Chris comes back to tell the girls what’s what. He says that Ben talked about how important it is to be open, so the other girls better be open to love OR ELSE. He seriously may as well be dragging his finger across his throat for how dramatic this all sounds.

Cocktail party! After Chris continues to ominously allude to the terrible things that will happen if the ladies follow Casey’s path and don’t blindly commit to dopey Ben, he sends them off to convince our humble winemaker that they are ready and willing to be his wifey. Nicki is up first. She’s blabs about how REAL it all is, and then they slow dance and make out. She’s falling in love. Who isn’t?
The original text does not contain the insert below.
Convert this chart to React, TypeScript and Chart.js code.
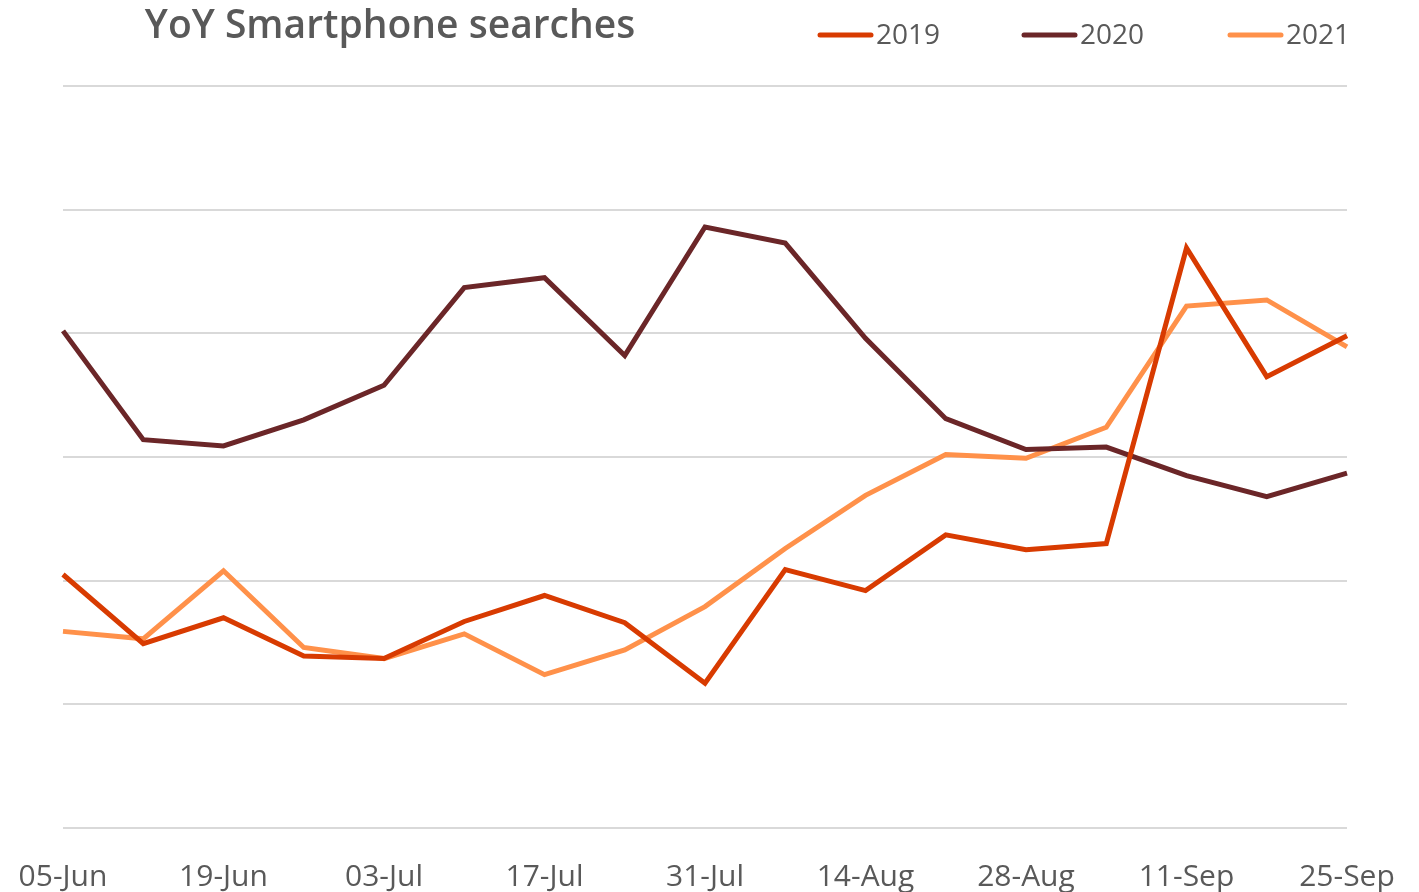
import { useEffect, useRef } from "react";
import { Chart, registerables } from "chart.js";

Chart.register(...registerables);

const categories = [
  "05-Jun", "12-Jun", "19-Jun", "26-Jun", "03-Jul", "10-Jul", "17-Jul", "24-Jul",
  "31-Jul", "07-Aug", "14-Aug", "21-Aug", "28-Aug", "04-Sep", "11-Sep", "18-Sep", "25-Sep",
];

const series2019 = [2.05, 1.49, 1.70, 1.39, 1.37, 1.67, 1.88, 1.66, 1.17, 2.09, 1.92, 2.37, 2.25, 2.30, 4.69, 3.65, 3.98];
const series2020 = [4.02, 3.14, 3.09, 3.30, 3.58, 4.37, 4.45, 3.82, 4.86, 4.73, 3.96, 3.31, 3.06, 3.08, 2.85, 2.68, 2.87];
const series2021 = [1.59, 1.53, 2.08, 1.46, 1.37, 1.57, 1.24, 1.44, 1.79, 2.26, 2.69, 3.02, 2.99, 3.24, 4.22, 4.27, 3.89];

const seriesNames = ["2019", "2020", "2021"];
const seriesColors = ["#D83B01", "#6B2628", "#FF914A"];

const titleText = "YoY Smartphone searches";
const FONT = "'Open Sans', 'Noto Sans', sans-serif";
const TEXT_COLOR = "#595959";

const headerPlugin = {
  id: "header",
  afterDraw(chart: any) {
    const ctx = chart.ctx;
    ctx.save();
    ctx.fillStyle = TEXT_COLOR;
    ctx.font = `600 39px ${FONT}`;
    ctx.textAlign = "center";
    ctx.textBaseline = "middle";
    ctx.fillText(titleText, 390, 27);

    const legendStarts = [818, 1022, 1228];
    chart.data.datasets.forEach((ds: any, i: number) => {
      const x = legendStarts[i];
      const y = 35;
      ctx.strokeStyle = ds.borderColor;
      ctx.lineWidth = 5;
      ctx.lineCap = "round";
      ctx.beginPath();
      ctx.moveTo(x + 2, y);
      ctx.lineTo(x + 53, y);
      ctx.stroke();
      ctx.fillStyle = TEXT_COLOR;
      ctx.font = `28px ${FONT}`;
      ctx.textAlign = "left";
      ctx.textBaseline = "middle";
      ctx.fillText(ds.label, x + 58, y + 1);
    });
    ctx.restore();
  },
};

export default function App() {
  const canvasRef = useRef<HTMLCanvasElement | null>(null);

  useEffect(() => {
    if (!canvasRef.current) return;
    const chart = new Chart(canvasRef.current, {
      type: "line",
      data: {
        labels: categories,
        datasets: [series2019, series2020, series2021].map((data, i) => ({
          label: seriesNames[i],
          data,
          borderColor: seriesColors[i],
          backgroundColor: seriesColors[i],
          borderWidth: 5,
          pointRadius: 0,
          tension: 0,
          fill: false,
        })),
      },
      options: {
        animation: false,
        responsive: true,
        maintainAspectRatio: false,
        layout: { padding: { left: 63, right: 72, top: 86, bottom: 0 } },
        plugins: {
          legend: { display: false },
          title: { display: false },
          tooltip: { enabled: false },
        },
        scales: {
          x: {
            grid: { display: false, drawTicks: false },
            border: { display: false },
            afterFit: (scale: any) => {
              scale.height = 64;
              scale.paddingLeft = 0;
              scale.paddingRight = 0;
            },
            ticks: {
              autoSkip: false,
              maxRotation: 0,
              padding: 31,
              color: TEXT_COLOR,
              font: { family: FONT, size: 30 },
              callback: (_v: any, i: number) => (i % 2 === 0 ? categories[i] : null),
            },
          },
          y: {
            min: 0,
            max: 6,
            afterFit: (scale: any) => { scale.width = 0; },
            ticks: { display: false, stepSize: 1 },
            grid: { color: "#D9D9D9", lineWidth: 2, drawTicks: false },
            border: { display: false },
          },
        },
      },
      plugins: [headerPlugin],
    });
    return () => chart.destroy();
  }, []);

  return (
    <div style={{ position: "fixed", left: 0, top: 0, width: "1419px", height: "892px", background: "#fff" }}>
      <canvas ref={canvasRef} />
    </div>
  );
}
No. No no no no no no no. No. False.

Jamie (I had to ask Sarah what her name is, that’s how little time we’ve spent with her) wants to make sure Ben knows that she is sexy and a woman. So, in order to show him, she straddles him and makes out with him. Jamie is making a lot of innuendos about all the things she wants to do with him and to him and I’m starting to get super uncomfy. Oooooh no. Apparently the first kiss was no good, so now she’s like “let’s make out again, but this time I’m going to give you VERY specific instructions on how to kiss and when to open your mouth. SUPER SEXXXY STUFF!!!!!” Ben just does not know what to do with this and neither do I. Do you remember how Jamie single handedly raised her younger siblings? I bet they are so proud and not at all embarrassed right now.

Rose ceremony! Ben trusts the ladies and trusts himself and it’s go time. First rose goes to Nicki. Ben is taking a looooot of time to say each name. Spit it out! Let’s wrap this up so I can get to what really matters… the series premiere of “Smash.” (After watching the premiere, I like to state for the record that I as of now I am firmly on team Ivy. Don’t worry, I’ll keep you all posted on this VERY EXCITING JOURNEY). Courtney gets a rose, no doy. Final rose is between Emily and Crazy Jamie. He offers it to Emily, because he doesn’t want to live in awktown with sweet, sweet, weirdly sexual Jamie.